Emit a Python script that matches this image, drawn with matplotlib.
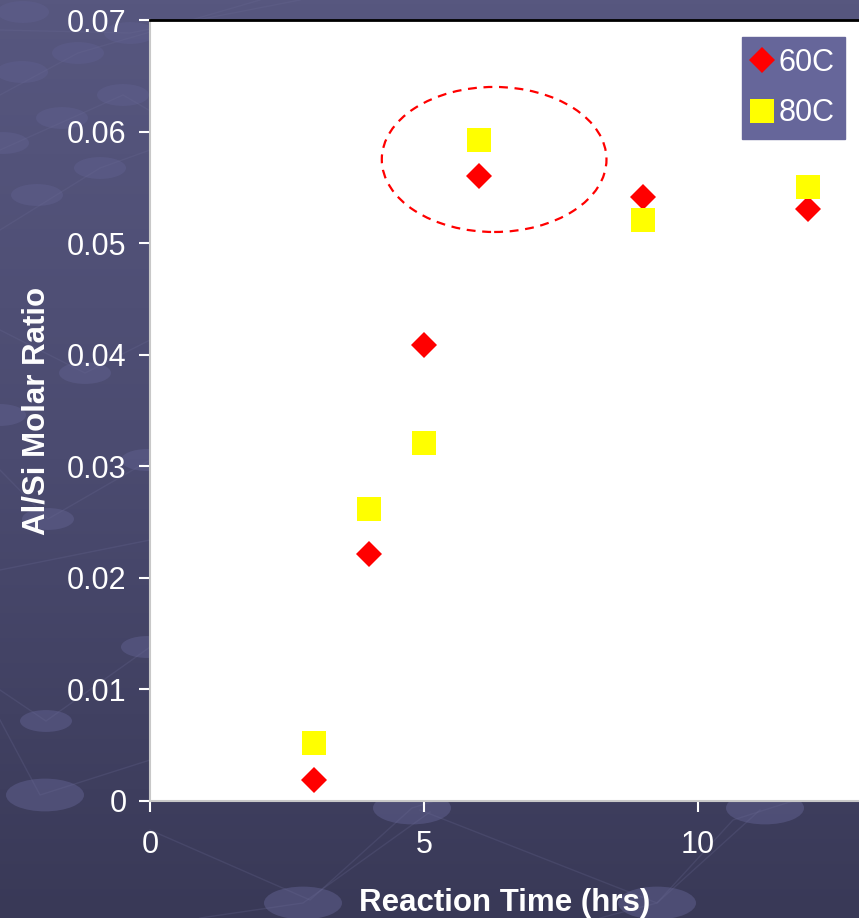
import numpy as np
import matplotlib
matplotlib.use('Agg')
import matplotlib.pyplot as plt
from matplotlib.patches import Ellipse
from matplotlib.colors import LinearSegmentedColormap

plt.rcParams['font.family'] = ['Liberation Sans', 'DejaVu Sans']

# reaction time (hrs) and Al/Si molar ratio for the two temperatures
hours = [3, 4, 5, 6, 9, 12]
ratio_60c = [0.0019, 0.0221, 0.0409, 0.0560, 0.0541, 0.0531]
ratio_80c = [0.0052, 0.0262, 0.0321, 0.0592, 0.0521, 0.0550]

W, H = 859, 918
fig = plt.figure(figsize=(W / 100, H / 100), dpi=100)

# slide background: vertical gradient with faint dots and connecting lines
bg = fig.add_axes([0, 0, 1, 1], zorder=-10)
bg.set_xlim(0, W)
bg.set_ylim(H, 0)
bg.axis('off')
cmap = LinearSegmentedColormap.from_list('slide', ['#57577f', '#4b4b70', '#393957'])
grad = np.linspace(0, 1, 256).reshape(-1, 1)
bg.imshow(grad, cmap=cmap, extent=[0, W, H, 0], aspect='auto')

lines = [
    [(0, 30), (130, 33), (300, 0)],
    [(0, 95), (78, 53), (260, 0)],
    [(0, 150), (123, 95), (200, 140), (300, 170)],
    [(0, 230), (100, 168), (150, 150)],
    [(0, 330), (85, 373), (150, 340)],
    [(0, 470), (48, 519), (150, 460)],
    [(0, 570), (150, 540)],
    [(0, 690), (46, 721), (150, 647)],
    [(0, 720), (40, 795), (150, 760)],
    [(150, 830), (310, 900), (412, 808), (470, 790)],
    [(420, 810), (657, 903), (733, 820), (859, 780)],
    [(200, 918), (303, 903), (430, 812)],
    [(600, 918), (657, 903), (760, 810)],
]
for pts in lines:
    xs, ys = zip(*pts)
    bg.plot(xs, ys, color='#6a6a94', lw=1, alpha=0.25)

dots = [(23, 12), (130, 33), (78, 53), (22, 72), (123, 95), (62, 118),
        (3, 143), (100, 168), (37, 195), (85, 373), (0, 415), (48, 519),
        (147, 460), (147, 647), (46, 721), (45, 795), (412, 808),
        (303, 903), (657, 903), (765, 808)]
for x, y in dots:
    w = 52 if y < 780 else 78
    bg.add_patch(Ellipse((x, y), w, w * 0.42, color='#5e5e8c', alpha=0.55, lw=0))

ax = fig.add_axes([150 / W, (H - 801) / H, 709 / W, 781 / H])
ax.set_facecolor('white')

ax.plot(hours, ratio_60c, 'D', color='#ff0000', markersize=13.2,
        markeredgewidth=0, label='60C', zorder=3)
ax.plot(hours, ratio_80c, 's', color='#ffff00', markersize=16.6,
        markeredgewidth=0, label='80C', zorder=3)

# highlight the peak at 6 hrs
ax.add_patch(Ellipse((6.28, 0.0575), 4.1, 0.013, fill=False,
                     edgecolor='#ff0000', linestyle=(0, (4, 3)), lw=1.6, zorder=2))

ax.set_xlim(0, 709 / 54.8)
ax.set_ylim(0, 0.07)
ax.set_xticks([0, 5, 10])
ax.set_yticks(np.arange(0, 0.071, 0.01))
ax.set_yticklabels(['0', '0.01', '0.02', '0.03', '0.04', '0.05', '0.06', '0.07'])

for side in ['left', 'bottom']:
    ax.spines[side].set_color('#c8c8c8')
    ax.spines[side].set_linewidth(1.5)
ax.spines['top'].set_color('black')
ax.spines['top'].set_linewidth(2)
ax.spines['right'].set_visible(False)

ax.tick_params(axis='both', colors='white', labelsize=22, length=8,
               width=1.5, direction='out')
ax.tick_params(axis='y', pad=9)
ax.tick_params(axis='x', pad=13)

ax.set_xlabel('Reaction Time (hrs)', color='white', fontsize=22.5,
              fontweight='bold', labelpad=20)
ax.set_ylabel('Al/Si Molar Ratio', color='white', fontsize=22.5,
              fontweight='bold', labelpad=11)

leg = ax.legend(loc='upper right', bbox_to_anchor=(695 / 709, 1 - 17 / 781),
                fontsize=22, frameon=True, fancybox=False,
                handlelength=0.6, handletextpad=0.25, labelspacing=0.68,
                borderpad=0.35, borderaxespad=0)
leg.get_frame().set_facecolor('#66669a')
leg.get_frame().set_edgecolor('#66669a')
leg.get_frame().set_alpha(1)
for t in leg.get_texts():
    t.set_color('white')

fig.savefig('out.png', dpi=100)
◇ ◇ ◇ ◇
• **Your instructions**
Copy out every line of the material above exactly, skipping the pictures.

• **Problem solution**
Emit a Python script that matches this image, drawn with matplotlib.
import numpy as np
import matplotlib
matplotlib.use('Agg')
import matplotlib.pyplot as plt
from matplotlib.patches import Ellipse
from matplotlib.colors import LinearSegmentedColormap

plt.rcParams['font.family'] = ['Liberation Sans', 'DejaVu Sans']

# reaction time (hrs) and Al/Si molar ratio for the two temperatures
hours = [3, 4, 5, 6, 9, 12]
ratio_60c = [0.0019, 0.0221, 0.0409, 0.0560, 0.0541, 0.0531]
ratio_80c = [0.0052, 0.0262, 0.0321, 0.0592, 0.0521, 0.0550]

W, H = 859, 918
fig = plt.figure(figsize=(W / 100, H / 100), dpi=100)

# slide background: vertical gradient with faint dots and connecting lines
bg = fig.add_axes([0, 0, 1, 1], zorder=-10)
bg.set_xlim(0, W)
bg.set_ylim(H, 0)
bg.axis('off')
cmap = LinearSegmentedColormap.from_list('slide', ['#57577f', '#4b4b70', '#393957'])
grad = np.linspace(0, 1, 256).reshape(-1, 1)
bg.imshow(grad, cmap=cmap, extent=[0, W, H, 0], aspect='auto')

lines = [
    [(0, 30), (130, 33), (300, 0)],
    [(0, 95), (78, 53), (260, 0)],
    [(0, 150), (123, 95), (200, 140), (300, 170)],
    [(0, 230), (100, 168), (150, 150)],
    [(0, 330), (85, 373), (150, 340)],
    [(0, 470), (48, 519), (150, 460)],
    [(0, 570), (150, 540)],
    [(0, 690), (46, 721), (150, 647)],
    [(0, 720), (40, 795), (150, 760)],
    [(150, 830), (310, 900), (412, 808), (470, 790)],
    [(420, 810), (657, 903), (733, 820), (859, 780)],
    [(200, 918), (303, 903), (430, 812)],
    [(600, 918), (657, 903), (760, 810)],
]
for pts in lines:
    xs, ys = zip(*pts)
    bg.plot(xs, ys, color='#6a6a94', lw=1, alpha=0.25)

dots = [(23, 12), (130, 33), (78, 53), (22, 72), (123, 95), (62, 118),
        (3, 143), (100, 168), (37, 195), (85, 373), (0, 415), (48, 519),
        (147, 460), (147, 647), (46, 721), (45, 795), (412, 808),
        (303, 903), (657, 903), (765, 808)]
for x, y in dots:
    w = 52 if y < 780 else 78
    bg.add_patch(Ellipse((x, y), w, w * 0.42, color='#5e5e8c', alpha=0.55, lw=0))

ax = fig.add_axes([150 / W, (H - 801) / H, 709 / W, 781 / H])
ax.set_facecolor('white')

ax.plot(hours, ratio_60c, 'D', color='#ff0000', markersize=13.2,
        markeredgewidth=0, label='60C', zorder=3)
ax.plot(hours, ratio_80c, 's', color='#ffff00', markersize=16.6,
        markeredgewidth=0, label='80C', zorder=3)

# highlight the peak at 6 hrs
ax.add_patch(Ellipse((6.28, 0.0575), 4.1, 0.013, fill=False,
                     edgecolor='#ff0000', linestyle=(0, (4, 3)), lw=1.6, zorder=2))

ax.set_xlim(0, 709 / 54.8)
ax.set_ylim(0, 0.07)
ax.set_xticks([0, 5, 10])
ax.set_yticks(np.arange(0, 0.071, 0.01))
ax.set_yticklabels(['0', '0.01', '0.02', '0.03', '0.04', '0.05', '0.06', '0.07'])

for side in ['left', 'bottom']:
    ax.spines[side].set_color('#c8c8c8')
    ax.spines[side].set_linewidth(1.5)
ax.spines['top'].set_color('black')
ax.spines['top'].set_linewidth(2)
ax.spines['right'].set_visible(False)

ax.tick_params(axis='both', colors='white', labelsize=22, length=8,
               width=1.5, direction='out')
ax.tick_params(axis='y', pad=9)
ax.tick_params(axis='x', pad=13)

ax.set_xlabel('Reaction Time (hrs)', color='white', fontsize=22.5,
              fontweight='bold', labelpad=20)
ax.set_ylabel('Al/Si Molar Ratio', color='white', fontsize=22.5,
              fontweight='bold', labelpad=11)

leg = ax.legend(loc='upper right', bbox_to_anchor=(695 / 709, 1 - 17 / 781),
                fontsize=22, frameon=True, fancybox=False,
                handlelength=0.6, handletextpad=0.25, labelspacing=0.68,
                borderpad=0.35, borderaxespad=0)
leg.get_frame().set_facecolor('#66669a')
leg.get_frame().set_edgecolor('#66669a')
leg.get_frame().set_alpha(1)
for t in leg.get_texts():
    t.set_color('white')

fig.savefig('out.png', dpi=100)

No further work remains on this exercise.